WORK TO DO » Identify each line below containing the string "matplotlib" and copy it.

DATA EXCERPT »
══════════

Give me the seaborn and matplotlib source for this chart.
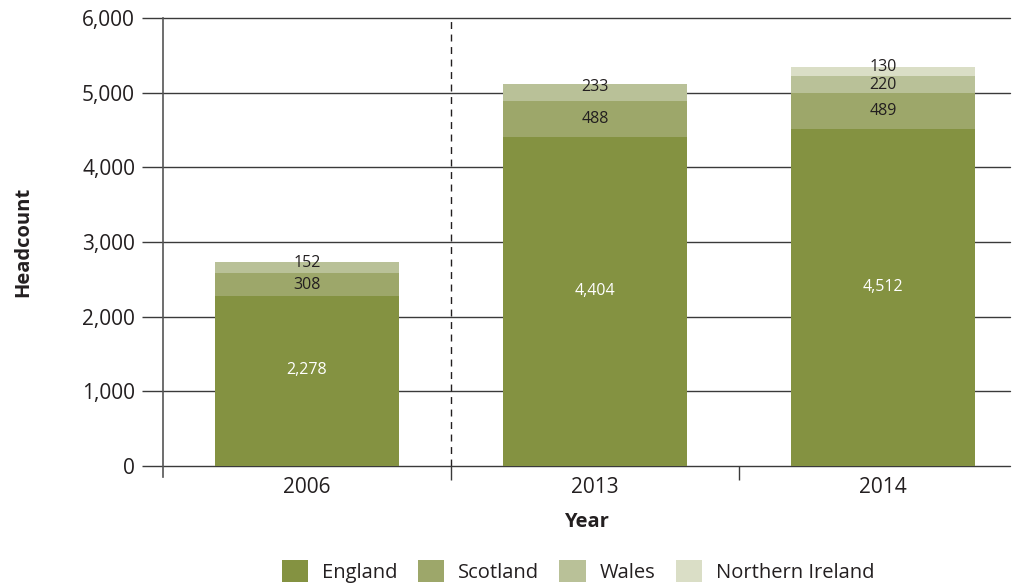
import matplotlib
matplotlib.use("Agg")
import matplotlib.pyplot as plt
import seaborn as sns
import pandas as pd
from matplotlib.patches import Patch

# data
years = ["2006", "2013", "2014"]
england = [2278, 4404, 4512]
scotland = [308, 488, 489]
wales = [152, 233, 220]
northern_ireland = [0, 0, 130]

nations = ["England", "Scotland", "Wales", "Northern Ireland"]
colors = ["#849241", "#9da76a", "#b9c198", "#dadec6"]
label_colors = ["white", "#231f20", "#231f20", "#231f20"]

df = pd.DataFrame({
    "Year": years,
    "England": england,
    "Scotland": scotland,
    "Wales": wales,
    "Northern Ireland": northern_ireland,
})
cum = df[nations].cumsum(axis=1)

sns.set_style("white")
plt.rcParams["font.family"] = ["Open Sans", "DejaVu Sans"]
text_color = "#231f20"

fig = plt.figure(figsize=(10.18, 5.87), dpi=100)
ax = fig.add_axes([0.160, 0.206, 0.832, 0.763])

# stacked bars: draw cumulative totals from the top down
for nation, color in reversed(list(zip(nations, colors))):
    sns.barplot(x=df["Year"], y=cum[nation], color=color, width=0.64,
                saturation=1, ax=ax, zorder=3, linewidth=0, edgecolor="none")

# value labels
for i in range(len(years)):
    base = 0
    present = [n for n in nations if df.loc[i, n] > 0]
    for nation, lc in zip(nations, label_colors):
        v = df.loc[i, nation]
        if v > 0:
            mid = base + v / 2
            if nation == "England":
                off = 8
            elif nation == present[-1]:
                off = 3.5
            else:
                off = 0
            ax.annotate(f"{v:,}", (i, mid), xytext=(0, off), textcoords="offset points",
                        ha="center", va="center", fontsize=11.5, color=lc, zorder=5)
        base += v

ax.set_ylim(0, 6000)
ax.set_xlim(-0.5, 2.44)
ax.set_yticks(range(0, 6001, 1000))
ax.set_yticklabels([f"{t:,}" for t in range(0, 6001, 1000)])
ax.yaxis.grid(True, color="#3a3a3a", linewidth=1.0, zorder=0)
ax.set_axisbelow(True)
for gl in ax.yaxis.get_gridlines():
    gl.set_clip_on(False)

ax.axvline(0.5, color="#231f20", linewidth=1, linestyle=(0, (5, 4)), zorder=1)

for s in ["top", "right", "bottom"]:
    ax.spines[s].set_visible(False)
ax.spines["left"].set_color("#555555")
ax.spines["left"].set_linewidth(1.2)
ax.spines["left"].set_bounds(-140, 6000)
ax.set_ylim(0, 6000)

ax.tick_params(axis="y", which="major", direction="out", length=15, width=1,
               color="#3a3a3a", labelsize=15, labelcolor=text_color, pad=5, left=True)
ax.tick_params(axis="x", which="major", length=0, labelsize=15,
               labelcolor=text_color, pad=8)
ax.set_xticks([0.5, 1.5], minor=True)
ax.tick_params(axis="x", which="minor", direction="out", length=10, width=1,
               color="#3a3a3a", bottom=True)

ax.set_ylabel("Headcount", fontsize=14.5, fontweight="bold", color=text_color, labelpad=35)
ax.set_xlabel("Year", fontsize=14.5, fontweight="bold", color=text_color, labelpad=10)

handles = [Patch(facecolor=c, edgecolor="none", label=n) for n, c in zip(nations, colors)]
fig.legend(handles=handles, loc="lower center", bbox_to_anchor=(0.568, -0.024), ncol=4,
           frameon=False, fontsize=14.5, handlelength=1.3, handleheight=1.3,
           handletextpad=0.7, columnspacing=1.0, labelcolor=text_color)

fig.savefig("out.png", dpi=100)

══════════

CORRECT RESPONSE »
Give me the seaborn and matplotlib source for this chart.
import matplotlib
matplotlib.use("Agg")
import matplotlib.pyplot as plt
from matplotlib.patches import Patch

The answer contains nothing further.